India, Pak open trade talks
India and Pakistan today began their first trade talks since the 2008 Mumbai attacks, opening a two-day session designed to boost business between the nuclear-armed rivals.world Updated: Apr 27, 2011 14:50 IST
India and Pakistan on Wednesday began their first trade talks since the 2008 Mumbai attacks, opening a two-day session designed to boost business between the nuclear-armed rivals.
India blamed the attack -- in which gunmen killed 166 people -- on the banned Pakistan-based Islamist group Lashkar-e-Taiba and Pakistan has acknowledged that the plot was hatched at least partly on its soil.
Pakistan commerce and trade secretary Zafar Mahmood and his Indian counterpart Rahul Khullar led the talks at a five-star hotel in Islamabad.
"I believe that this meeting will take the dialogue process forward and by the end of the meeting all issues relating to facilitation and promotion of bilateral trade could be addressed with consensus," Mahmood said.
Mahmood said the talks had an "open agenda" and the two sides would discuss "all the issues" of interest to both countries.

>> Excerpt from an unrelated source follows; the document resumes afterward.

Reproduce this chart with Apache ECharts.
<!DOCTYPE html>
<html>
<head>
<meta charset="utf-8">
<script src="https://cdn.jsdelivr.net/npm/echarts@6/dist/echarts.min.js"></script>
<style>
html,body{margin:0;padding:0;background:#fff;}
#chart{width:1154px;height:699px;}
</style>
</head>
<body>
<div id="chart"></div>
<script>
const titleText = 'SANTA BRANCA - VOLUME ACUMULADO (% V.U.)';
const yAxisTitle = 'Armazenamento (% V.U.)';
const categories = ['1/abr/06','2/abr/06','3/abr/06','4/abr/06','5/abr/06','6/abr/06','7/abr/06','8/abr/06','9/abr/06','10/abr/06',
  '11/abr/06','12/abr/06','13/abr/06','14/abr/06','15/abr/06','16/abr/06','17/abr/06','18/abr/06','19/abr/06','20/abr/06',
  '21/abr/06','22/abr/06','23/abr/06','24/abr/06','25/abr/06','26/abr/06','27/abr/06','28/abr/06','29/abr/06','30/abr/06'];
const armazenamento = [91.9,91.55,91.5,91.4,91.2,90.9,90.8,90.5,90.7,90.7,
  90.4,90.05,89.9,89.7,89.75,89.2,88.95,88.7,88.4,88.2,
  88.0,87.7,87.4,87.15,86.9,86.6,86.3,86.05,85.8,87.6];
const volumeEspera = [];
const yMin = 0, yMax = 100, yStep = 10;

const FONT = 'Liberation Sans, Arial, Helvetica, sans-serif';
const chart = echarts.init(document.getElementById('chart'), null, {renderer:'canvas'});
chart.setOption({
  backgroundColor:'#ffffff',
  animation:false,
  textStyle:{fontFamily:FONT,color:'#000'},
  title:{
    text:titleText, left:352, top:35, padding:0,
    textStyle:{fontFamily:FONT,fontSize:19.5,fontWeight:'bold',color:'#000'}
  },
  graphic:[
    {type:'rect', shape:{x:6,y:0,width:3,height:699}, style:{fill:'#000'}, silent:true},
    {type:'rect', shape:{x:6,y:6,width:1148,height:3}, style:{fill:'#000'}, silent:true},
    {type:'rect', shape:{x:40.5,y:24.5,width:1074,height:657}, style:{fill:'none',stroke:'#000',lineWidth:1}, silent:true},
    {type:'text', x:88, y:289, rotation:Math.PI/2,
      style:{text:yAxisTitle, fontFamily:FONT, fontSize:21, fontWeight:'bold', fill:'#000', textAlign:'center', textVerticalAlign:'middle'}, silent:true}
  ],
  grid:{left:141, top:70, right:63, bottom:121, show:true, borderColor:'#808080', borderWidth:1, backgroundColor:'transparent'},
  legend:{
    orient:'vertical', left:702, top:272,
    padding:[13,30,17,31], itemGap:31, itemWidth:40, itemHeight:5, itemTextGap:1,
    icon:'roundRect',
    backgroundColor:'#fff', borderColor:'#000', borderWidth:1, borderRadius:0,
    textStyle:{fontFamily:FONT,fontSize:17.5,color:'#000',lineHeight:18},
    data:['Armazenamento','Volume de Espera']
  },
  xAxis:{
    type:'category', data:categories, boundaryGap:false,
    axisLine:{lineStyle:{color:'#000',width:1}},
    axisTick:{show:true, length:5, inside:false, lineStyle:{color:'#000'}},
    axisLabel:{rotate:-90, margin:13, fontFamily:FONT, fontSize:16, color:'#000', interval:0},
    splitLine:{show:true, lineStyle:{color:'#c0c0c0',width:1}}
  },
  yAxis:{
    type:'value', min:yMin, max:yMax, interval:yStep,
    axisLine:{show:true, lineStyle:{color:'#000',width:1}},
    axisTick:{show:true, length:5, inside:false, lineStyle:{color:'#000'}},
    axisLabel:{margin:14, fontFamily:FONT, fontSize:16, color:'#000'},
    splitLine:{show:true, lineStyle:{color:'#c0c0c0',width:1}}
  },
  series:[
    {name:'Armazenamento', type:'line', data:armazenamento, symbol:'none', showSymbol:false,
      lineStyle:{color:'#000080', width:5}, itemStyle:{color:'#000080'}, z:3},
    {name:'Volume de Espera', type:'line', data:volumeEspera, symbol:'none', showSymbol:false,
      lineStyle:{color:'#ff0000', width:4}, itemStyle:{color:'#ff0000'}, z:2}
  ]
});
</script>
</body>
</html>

He said improving trade would economically benefit both countries and the region. Pakistan's economy languishes far behind that of India.
"Pakistan understands that there is a great potential to further increase the bilateral trade," Mahmood said.

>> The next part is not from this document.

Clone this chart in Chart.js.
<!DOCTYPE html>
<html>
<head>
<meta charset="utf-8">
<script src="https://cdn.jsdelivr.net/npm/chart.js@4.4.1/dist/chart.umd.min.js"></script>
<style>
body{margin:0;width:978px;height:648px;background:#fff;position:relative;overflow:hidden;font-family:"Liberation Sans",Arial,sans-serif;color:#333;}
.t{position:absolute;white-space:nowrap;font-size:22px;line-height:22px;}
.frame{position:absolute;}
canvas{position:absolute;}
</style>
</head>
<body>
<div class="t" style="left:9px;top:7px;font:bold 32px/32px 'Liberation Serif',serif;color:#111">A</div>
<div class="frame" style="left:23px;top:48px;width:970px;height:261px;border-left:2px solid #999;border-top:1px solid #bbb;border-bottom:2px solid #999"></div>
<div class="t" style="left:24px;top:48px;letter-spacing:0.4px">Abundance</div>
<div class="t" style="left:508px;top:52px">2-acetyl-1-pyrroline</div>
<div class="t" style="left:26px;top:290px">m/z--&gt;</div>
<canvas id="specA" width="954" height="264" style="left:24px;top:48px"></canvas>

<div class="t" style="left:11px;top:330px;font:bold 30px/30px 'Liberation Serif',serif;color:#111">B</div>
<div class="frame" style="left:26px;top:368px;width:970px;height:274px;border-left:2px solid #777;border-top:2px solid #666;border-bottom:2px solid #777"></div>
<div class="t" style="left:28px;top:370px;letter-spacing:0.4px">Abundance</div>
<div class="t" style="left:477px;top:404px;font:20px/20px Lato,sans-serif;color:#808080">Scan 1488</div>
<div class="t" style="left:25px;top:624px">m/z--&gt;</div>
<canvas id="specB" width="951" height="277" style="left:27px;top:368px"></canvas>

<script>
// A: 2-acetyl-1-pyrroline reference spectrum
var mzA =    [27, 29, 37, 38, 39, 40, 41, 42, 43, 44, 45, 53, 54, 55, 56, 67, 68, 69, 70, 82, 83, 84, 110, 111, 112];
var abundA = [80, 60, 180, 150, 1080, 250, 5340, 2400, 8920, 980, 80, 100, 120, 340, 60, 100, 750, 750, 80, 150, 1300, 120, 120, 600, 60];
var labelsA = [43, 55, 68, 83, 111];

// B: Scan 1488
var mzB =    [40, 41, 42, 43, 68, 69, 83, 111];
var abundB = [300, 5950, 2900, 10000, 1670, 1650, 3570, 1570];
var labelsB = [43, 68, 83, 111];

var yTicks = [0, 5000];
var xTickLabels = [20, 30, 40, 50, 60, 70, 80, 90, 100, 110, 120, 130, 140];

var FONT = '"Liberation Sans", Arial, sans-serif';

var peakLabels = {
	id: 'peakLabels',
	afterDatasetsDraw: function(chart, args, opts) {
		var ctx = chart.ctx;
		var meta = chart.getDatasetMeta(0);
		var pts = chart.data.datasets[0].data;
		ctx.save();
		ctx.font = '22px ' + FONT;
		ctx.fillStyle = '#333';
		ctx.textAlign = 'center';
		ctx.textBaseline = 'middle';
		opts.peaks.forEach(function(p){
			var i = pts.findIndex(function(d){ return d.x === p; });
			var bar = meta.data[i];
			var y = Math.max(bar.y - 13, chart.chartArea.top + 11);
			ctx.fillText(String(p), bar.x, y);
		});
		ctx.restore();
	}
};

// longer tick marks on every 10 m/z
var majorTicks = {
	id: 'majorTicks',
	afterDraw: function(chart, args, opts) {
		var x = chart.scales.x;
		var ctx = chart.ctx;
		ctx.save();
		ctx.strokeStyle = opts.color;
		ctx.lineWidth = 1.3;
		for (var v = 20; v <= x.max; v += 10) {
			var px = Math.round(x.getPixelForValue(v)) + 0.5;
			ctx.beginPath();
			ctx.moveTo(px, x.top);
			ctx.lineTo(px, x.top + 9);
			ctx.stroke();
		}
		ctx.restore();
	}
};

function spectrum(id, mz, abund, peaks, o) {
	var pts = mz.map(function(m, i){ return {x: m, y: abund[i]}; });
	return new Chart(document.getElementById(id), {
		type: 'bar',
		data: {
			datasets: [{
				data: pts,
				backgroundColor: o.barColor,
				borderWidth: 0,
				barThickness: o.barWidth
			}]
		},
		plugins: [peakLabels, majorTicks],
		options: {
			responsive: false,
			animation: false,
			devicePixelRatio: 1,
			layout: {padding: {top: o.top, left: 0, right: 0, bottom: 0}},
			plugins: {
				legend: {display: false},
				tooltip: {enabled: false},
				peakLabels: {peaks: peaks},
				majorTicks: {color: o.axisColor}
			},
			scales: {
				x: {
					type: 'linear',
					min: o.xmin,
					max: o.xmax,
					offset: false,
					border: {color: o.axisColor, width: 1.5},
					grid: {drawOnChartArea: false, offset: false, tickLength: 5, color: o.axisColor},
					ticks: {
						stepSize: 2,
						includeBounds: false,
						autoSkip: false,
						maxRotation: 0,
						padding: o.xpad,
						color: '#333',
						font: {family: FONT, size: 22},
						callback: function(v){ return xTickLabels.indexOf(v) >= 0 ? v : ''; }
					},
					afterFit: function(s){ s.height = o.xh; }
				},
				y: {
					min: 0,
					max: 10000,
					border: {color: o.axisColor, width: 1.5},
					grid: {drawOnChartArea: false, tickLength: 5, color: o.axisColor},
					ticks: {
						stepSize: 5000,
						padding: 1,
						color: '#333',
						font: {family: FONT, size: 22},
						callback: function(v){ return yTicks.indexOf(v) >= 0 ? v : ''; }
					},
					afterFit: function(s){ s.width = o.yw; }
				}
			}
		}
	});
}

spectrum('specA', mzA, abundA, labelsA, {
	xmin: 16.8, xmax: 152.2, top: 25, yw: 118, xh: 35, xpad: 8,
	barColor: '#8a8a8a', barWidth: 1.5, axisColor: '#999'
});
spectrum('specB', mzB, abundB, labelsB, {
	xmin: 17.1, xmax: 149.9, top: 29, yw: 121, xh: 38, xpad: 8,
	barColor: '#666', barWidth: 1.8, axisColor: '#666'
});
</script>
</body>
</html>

Khullar called for a quick turnaround of trade after four previous rounds of commerce talks ground to a halt in the wake of the Mumbai attacks.
"This is a process that was interrupted and that must resume and go on. It must acquire significantly fast momentum if only to catch up for the time that we have lost," Khullar said.
"We are ready and willing to move forward and our only perspective here is one of constructive engagement to move the bilateral trade agenda and commercial agenda ahead and fast."
Trade between Pakistan and India is around $2 billion.
Acrimonious ties between the neighbours eased last month when Indian Prime Minister Manmohan Singh and his Pakistani counterpart Yousuf Raza Gilani watched the India-Pakistan World Cup cricket semi final in northern India.
The nuclear-armed nations have fought three wars since attaining independence in 1947, two over the disputed territory of Kashmir.